Hacker News new | ask | show | jobs
by lhl 1139 days ago
Namespace collisions are inevitable, especially w/ how fast-moving the LLM space is right now, just wanted to point out that besides this "Open-Llama" project (which looks really interesting, and well documented in the Github repo), there is also another group training "OpenLLaMA" https://github.com/openlm-research/open_llama (which looks like an effort by two Berkeley PhD students, https://www.haoliu.site/ and http://young-geng.xyz/ to reproduce LLaMA using the 1.2T token Together RedPajama dataset. They've released up to a 300B checkpoint so far.)

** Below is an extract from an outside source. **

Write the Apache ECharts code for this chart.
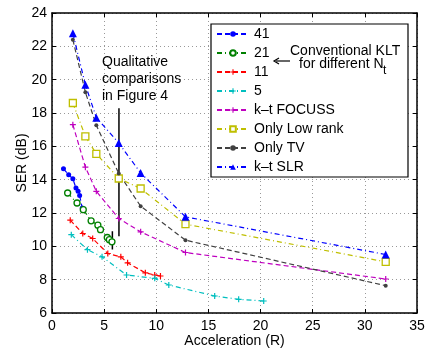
<!DOCTYPE html>
<html><head><meta charset="utf-8">
<script src="https://cdn.jsdelivr.net/npm/echarts@6/dist/echarts.min.js"></script>
<style>html,body{margin:0;padding:0;background:#fff}#c{width:430px;height:348px}</style>
</head><body><div id="c"></div>
<script>
// ---- data ----
var xTicks = [0, 5, 10, 15, 20, 25, 30, 35];
var yTicks = [6, 8, 10, 12, 14, 16, 18, 20, 22, 24];
var klt41 = [[1.1,14.65],[1.6,14.3],[2.0,14.05],[2.3,13.5],[2.5,13.3],[2.65,13.05],[2.9,12.3],[3.0,12.2]];
var klt21 = [[1.5,13.2],[2.4,12.6],[3.0,12.2],[3.75,11.53],[4.4,11.27],[4.65,11.0],[5.3,10.53],[5.5,10.4],[5.75,10.27]];
var klt11 = [[1.75,11.57],[2.95,10.77],[3.9,10.47],[5.35,9.57],[6.6,9.37],[7.25,9.01],[8.95,8.41],[9.85,8.28],[10.4,8.22]];
var klt5 = [[1.85,10.7],[3.4,9.8],[4.8,9.37],[7.15,8.28],[9.85,8.08],[11.2,7.68],[15.6,7.02],[17.9,6.82],[20.3,6.72]];
var ktFocuss = [[2.0,17.3],[3.2,14.75],[4.25,13.3],[6.4,11.67],[8.5,10.87],[12.8,9.63],[32,8.04]];
var lowRank = [[2.0,18.6],[3.2,16.6],[4.25,15.55],[6.4,14.07],[8.5,13.47],[12.8,11.33],[32,9.07]];
var onlyTV = [[2.0,22.4],[3.2,19.25],[4.25,17.26],[6.4,14.37],[8.5,12.41],[12.8,10.37],[32,7.64]];
var ktSLR = [[2.0,22.78],[3.2,19.69],[4.25,17.72],[6.4,16.2],[8.5,14.4],[12.8,11.77],[32,9.51]];
var seriesNames = ['41','21','11','5','k\u2013t FOCUSS','Only Low rank','Only TV','k\u2013t SLR'];
var annotLong = [[6.42,18.28],[6.42,10.6]];
var annotShort = [[5.79,10.91],[5.79,9.81]];

// ---- chart ----
var FONT = "'Liberation Sans', Arial, Helvetica, sans-serif";
var plus = 'path://M4,0H6V4H10V6H6V10H4V6H0V4H4Z';
var dash = [5,3];
var dashDot = [5,3,1,3];
function mk(name, data, color, ltype, symbol, size, filled) {
  return {
    name: name, type: 'line', data: data, z: 2,
    lineStyle: {color: color, width: 1.2, type: ltype},
    symbol: symbol, symbolSize: size,
    itemStyle: {color: filled ? color : '#fff', borderColor: color, borderWidth: filled ? 0 : 1.3},
    emphasis: {disabled: true}, animation: false
  };
}
function annot(data) {
  return {type:'line', data:data, symbol:'none', silent:true, z:1,
    lineStyle:{color:'#000', width:1.5}, animation:false};
}
var series = [
  mk(seriesNames[0], klt41, '#0000ff', dash, 'circle', 5, true),
  mk(seriesNames[1], klt21, '#008000', dashDot, 'circle', 6, false),
  mk(seriesNames[2], klt11, '#ff0000', dash, plus, 6, true),
  mk(seriesNames[3], klt5, '#00bfbf', dashDot, plus, 6, true),
  mk(seriesNames[4], ktFocuss, '#bf00bf', dash, plus, 6, true),
  mk(seriesNames[5], lowRank, '#bfbf00', dashDot, 'rect', 7, false),
  mk(seriesNames[6], onlyTV, '#404040', dash, 'circle', 4, true),
  mk(seriesNames[7], ktSLR, '#0000ff', dashDot, 'triangle', 8, true),
  annot(annotLong), annot(annotShort)
];
var chart = echarts.init(document.getElementById('c'), null, {renderer:'canvas'});
var axisCommon = {
  axisLine:{show:true, onZero:false, lineStyle:{color:'#000', width:1.5}},
  axisTick:{show:true, inside:true, length:4, lineStyle:{color:'#000'}},
  splitLine:{show:false}
};
chart.setOption({
  animation:false,
  textStyle:{fontFamily:FONT},
  grid:{left:52, right:13, top:13, bottom:35, containLabel:false, outerBoundsMode:'none'},
  legend:{
    data:seriesNames, orient:'vertical', left:216, top:27, padding:0,
    itemWidth:32, itemHeight:7, itemGap:5, z:5,
    textStyle:{fontSize:14, color:'#000', fontFamily:FONT, lineHeight:14}
  },
  xAxis:[
    Object.assign({type:'value', min:xTicks[0], max:xTicks[xTicks.length-1], interval:5,
      name:'Acceleration (R)', nameLocation:'middle', nameGap:21, nameMoveOverlap:false,
      nameTextStyle:{fontSize:14, color:'#000'},
      axisLabel:{fontSize:14, color:'#000', margin:6}}, axisCommon,
      {splitLine:{show:true, lineStyle:{color:'#999', type:[1,3], width:1}}}),
    Object.assign({type:'value', position:'top', min:xTicks[0], max:xTicks[xTicks.length-1], interval:5,
      axisLabel:{show:false}}, axisCommon)
  ],
  yAxis:[
    Object.assign({type:'value', min:yTicks[0], max:yTicks[yTicks.length-1], interval:2,
      name:'SER (dB)', nameLocation:'middle', nameGap:23, nameMoveOverlap:false,
      nameTextStyle:{fontSize:14, color:'#000'},
      axisLabel:{fontSize:14, color:'#000', margin:5}}, axisCommon,
      {splitLine:{show:true, lineStyle:{color:'#999', type:[1,3], width:1}}}),
    Object.assign({type:'value', position:'right', min:yTicks[0], max:yTicks[yTicks.length-1], interval:2,
      axisLabel:{show:false}}, axisCommon)
  ],
  series: series,
  graphic:[
    {type:'rect', shape:{x:211, y:24, width:197, height:153}, z:3,
     style:{fill:'#fff', stroke:'#000', lineWidth:1.2}},
    {type:'text', x:290, y:44, z:6, style:{text:'Conventional KLT', font:'14px '+FONT, fill:'#000'}},
    {type:'text', x:299, y:57, z:6, style:{text:'for different N', font:'14px '+FONT, fill:'#000'}},
    {type:'text', x:383, y:65, z:6, style:{text:'t', font:'12px '+FONT, fill:'#000'}},
    {type:'line', z:6, shape:{x1:290, y1:61, x2:276, y2:61}, style:{stroke:'#000', lineWidth:1.2}},
    {type:'polyline', z:6, shape:{points:[[279,58],[274,61],[279,64]]}, style:{stroke:'#000', lineWidth:1.2, fill:null}},
    {type:'text', x:102, y:55, z:6, style:{text:'Qualitative', font:'14px '+FONT, fill:'#000'}},
    {type:'text', x:102, y:72, z:6, style:{text:'comparisons', font:'14px '+FONT, fill:'#000'}},
    {type:'text', x:102, y:89, z:6, style:{text:'in Figure 4', font:'14px '+FONT, fill:'#000'}}
  ]
});
</script></body></html>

Feedback for /u/bayes-song - it'd be great to have a more info on the model card on HF - right now it's unclear the parameter count, # of total tokens you're planning on training on/how many you've trained on so far. An Evaluation section (maybe using lm-evaluation-harness) might be good as well?

2 comments

To add to that, I believe the title of this submission is a reference ("Open-Lamam: A “real” open-source project to train LLM not just checkpoints") to this project you link, since they did not (to my knowledge), release the code for the training or detailed instructions to reproduce their experiment precisely, only checkpoints.
Thank you for your suggestion, this will indeed be more intuitive, I will add relevant results as soon as possible.